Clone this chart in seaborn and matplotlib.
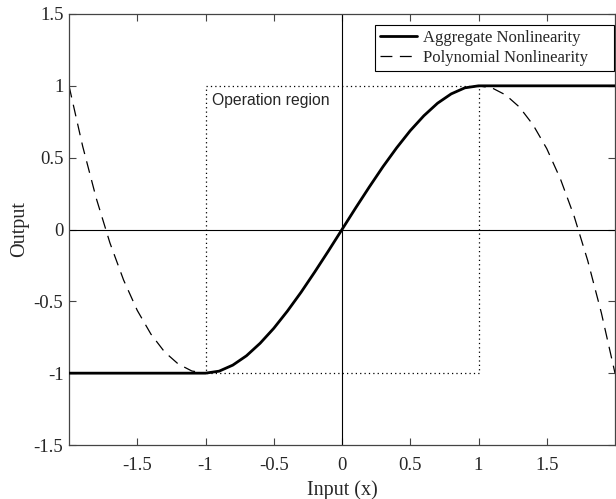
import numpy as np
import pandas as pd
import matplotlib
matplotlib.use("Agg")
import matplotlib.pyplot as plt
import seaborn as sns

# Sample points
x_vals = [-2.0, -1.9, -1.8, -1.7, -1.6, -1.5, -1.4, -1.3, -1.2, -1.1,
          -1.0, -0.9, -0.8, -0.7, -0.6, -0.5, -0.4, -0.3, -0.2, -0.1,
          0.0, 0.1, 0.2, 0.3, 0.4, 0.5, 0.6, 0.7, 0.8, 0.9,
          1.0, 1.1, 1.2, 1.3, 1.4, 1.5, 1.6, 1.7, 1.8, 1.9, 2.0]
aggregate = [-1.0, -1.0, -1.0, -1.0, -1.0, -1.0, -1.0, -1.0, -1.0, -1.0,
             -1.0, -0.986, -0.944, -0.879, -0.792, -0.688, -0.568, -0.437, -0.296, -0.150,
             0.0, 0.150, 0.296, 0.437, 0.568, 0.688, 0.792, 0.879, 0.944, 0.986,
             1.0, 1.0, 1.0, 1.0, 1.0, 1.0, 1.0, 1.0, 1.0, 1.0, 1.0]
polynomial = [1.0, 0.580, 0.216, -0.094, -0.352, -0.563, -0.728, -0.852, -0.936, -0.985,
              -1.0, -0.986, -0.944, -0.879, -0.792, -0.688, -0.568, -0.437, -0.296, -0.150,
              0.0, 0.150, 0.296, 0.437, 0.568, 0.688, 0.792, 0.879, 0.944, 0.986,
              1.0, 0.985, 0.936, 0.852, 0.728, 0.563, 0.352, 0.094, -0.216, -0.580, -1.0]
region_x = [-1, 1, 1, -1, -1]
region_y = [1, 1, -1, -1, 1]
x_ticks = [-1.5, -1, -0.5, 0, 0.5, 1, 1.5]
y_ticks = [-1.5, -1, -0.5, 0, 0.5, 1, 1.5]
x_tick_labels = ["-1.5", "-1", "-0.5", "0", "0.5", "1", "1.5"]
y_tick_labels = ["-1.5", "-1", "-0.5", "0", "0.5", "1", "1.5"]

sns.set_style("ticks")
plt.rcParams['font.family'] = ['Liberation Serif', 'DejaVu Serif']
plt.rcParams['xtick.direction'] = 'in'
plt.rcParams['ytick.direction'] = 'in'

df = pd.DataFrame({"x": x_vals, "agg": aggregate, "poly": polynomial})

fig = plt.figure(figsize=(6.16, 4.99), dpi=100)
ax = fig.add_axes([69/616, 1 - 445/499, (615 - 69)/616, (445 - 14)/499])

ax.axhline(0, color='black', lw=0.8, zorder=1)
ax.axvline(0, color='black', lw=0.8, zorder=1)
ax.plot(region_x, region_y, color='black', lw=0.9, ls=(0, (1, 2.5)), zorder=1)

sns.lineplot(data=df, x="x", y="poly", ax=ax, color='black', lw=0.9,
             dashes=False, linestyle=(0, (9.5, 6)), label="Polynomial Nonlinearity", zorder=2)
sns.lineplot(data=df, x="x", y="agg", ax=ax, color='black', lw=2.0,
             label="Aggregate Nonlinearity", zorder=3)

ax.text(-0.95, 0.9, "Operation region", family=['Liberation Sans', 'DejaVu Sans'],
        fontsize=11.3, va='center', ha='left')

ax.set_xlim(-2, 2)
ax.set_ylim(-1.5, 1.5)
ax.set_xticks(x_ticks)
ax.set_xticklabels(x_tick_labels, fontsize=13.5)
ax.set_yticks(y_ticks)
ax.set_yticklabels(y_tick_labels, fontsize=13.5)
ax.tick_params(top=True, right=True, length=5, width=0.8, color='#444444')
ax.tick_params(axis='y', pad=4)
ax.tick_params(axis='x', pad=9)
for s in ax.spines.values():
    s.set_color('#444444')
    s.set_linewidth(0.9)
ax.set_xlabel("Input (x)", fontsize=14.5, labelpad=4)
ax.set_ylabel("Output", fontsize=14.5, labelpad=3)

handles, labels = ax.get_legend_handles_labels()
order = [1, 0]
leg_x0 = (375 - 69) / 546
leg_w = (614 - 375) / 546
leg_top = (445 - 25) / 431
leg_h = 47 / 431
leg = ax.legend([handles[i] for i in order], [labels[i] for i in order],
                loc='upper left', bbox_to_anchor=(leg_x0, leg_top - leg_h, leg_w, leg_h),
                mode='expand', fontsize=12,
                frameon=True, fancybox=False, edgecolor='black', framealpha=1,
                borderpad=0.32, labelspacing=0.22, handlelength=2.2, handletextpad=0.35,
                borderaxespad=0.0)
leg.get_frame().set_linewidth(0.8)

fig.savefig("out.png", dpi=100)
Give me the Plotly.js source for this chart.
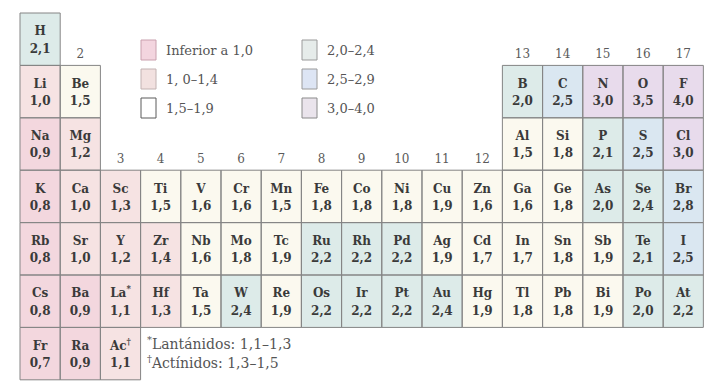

•••••

Instructions to follow: Every entry above is to be set down exactly; the pictures are to be left out.

Output of the exercise:
Clone this chart in seaborn and matplotlib.
import numpy as np
import pandas as pd
import matplotlib
matplotlib.use("Agg")
import matplotlib.pyplot as plt
import seaborn as sns

# Sample points
x_vals = [-2.0, -1.9, -1.8, -1.7, -1.6, -1.5, -1.4, -1.3, -1.2, -1.1,
          -1.0, -0.9, -0.8, -0.7, -0.6, -0.5, -0.4, -0.3, -0.2, -0.1,
          0.0, 0.1, 0.2, 0.3, 0.4, 0.5, 0.6, 0.7, 0.8, 0.9,
          1.0, 1.1, 1.2, 1.3, 1.4, 1.5, 1.6, 1.7, 1.8, 1.9, 2.0]
aggregate = [-1.0, -1.0, -1.0, -1.0, -1.0, -1.0, -1.0, -1.0, -1.0, -1.0,
             -1.0, -0.986, -0.944, -0.879, -0.792, -0.688, -0.568, -0.437, -0.296, -0.150,
             0.0, 0.150, 0.296, 0.437, 0.568, 0.688, 0.792, 0.879, 0.944, 0.986,
             1.0, 1.0, 1.0, 1.0, 1.0, 1.0, 1.0, 1.0, 1.0, 1.0, 1.0]
polynomial = [1.0, 0.580, 0.216, -0.094, -0.352, -0.563, -0.728, -0.852, -0.936, -0.985,
              -1.0, -0.986, -0.944, -0.879, -0.792, -0.688, -0.568, -0.437, -0.296, -0.150,
              0.0, 0.150, 0.296, 0.437, 0.568, 0.688, 0.792, 0.879, 0.944, 0.986,
              1.0, 0.985, 0.936, 0.852, 0.728, 0.563, 0.352, 0.094, -0.216, -0.580, -1.0]
region_x = [-1, 1, 1, -1, -1]
region_y = [1, 1, -1, -1, 1]
x_ticks = [-1.5, -1, -0.5, 0, 0.5, 1, 1.5]
y_ticks = [-1.5, -1, -0.5, 0, 0.5, 1, 1.5]
x_tick_labels = ["-1.5", "-1", "-0.5", "0", "0.5", "1", "1.5"]
y_tick_labels = ["-1.5", "-1", "-0.5", "0", "0.5", "1", "1.5"]

sns.set_style("ticks")
plt.rcParams['font.family'] = ['Liberation Serif', 'DejaVu Serif']
plt.rcParams['xtick.direction'] = 'in'
plt.rcParams['ytick.direction'] = 'in'

df = pd.DataFrame({"x": x_vals, "agg": aggregate, "poly": polynomial})

fig = plt.figure(figsize=(6.16, 4.99), dpi=100)
ax = fig.add_axes([69/616, 1 - 445/499, (615 - 69)/616, (445 - 14)/499])

ax.axhline(0, color='black', lw=0.8, zorder=1)
ax.axvline(0, color='black', lw=0.8, zorder=1)
ax.plot(region_x, region_y, color='black', lw=0.9, ls=(0, (1, 2.5)), zorder=1)

sns.lineplot(data=df, x="x", y="poly", ax=ax, color='black', lw=0.9,
             dashes=False, linestyle=(0, (9.5, 6)), label="Polynomial Nonlinearity", zorder=2)
sns.lineplot(data=df, x="x", y="agg", ax=ax, color='black', lw=2.0,
             label="Aggregate Nonlinearity", zorder=3)

ax.text(-0.95, 0.9, "Operation region", family=['Liberation Sans', 'DejaVu Sans'],
        fontsize=11.3, va='center', ha='left')

ax.set_xlim(-2, 2)
ax.set_ylim(-1.5, 1.5)
ax.set_xticks(x_ticks)
ax.set_xticklabels(x_tick_labels, fontsize=13.5)
ax.set_yticks(y_ticks)
ax.set_yticklabels(y_tick_labels, fontsize=13.5)
ax.tick_params(top=True, right=True, length=5, width=0.8, color='#444444')
ax.tick_params(axis='y', pad=4)
ax.tick_params(axis='x', pad=9)
for s in ax.spines.values():
    s.set_color('#444444')
    s.set_linewidth(0.9)
ax.set_xlabel("Input (x)", fontsize=14.5, labelpad=4)
ax.set_ylabel("Output", fontsize=14.5, labelpad=3)

handles, labels = ax.get_legend_handles_labels()
order = [1, 0]
leg_x0 = (375 - 69) / 546
leg_w = (614 - 375) / 546
leg_top = (445 - 25) / 431
leg_h = 47 / 431
leg = ax.legend([handles[i] for i in order], [labels[i] for i in order],
                loc='upper left', bbox_to_anchor=(leg_x0, leg_top - leg_h, leg_w, leg_h),
                mode='expand', fontsize=12,
                frameon=True, fancybox=False, edgecolor='black', framealpha=1,
                borderpad=0.32, labelspacing=0.22, handlelength=2.2, handletextpad=0.35,
                borderaxespad=0.0)
leg.get_frame().set_linewidth(0.8)

fig.savefig("out.png", dpi=100)
Give me the Plotly.js source for this chart.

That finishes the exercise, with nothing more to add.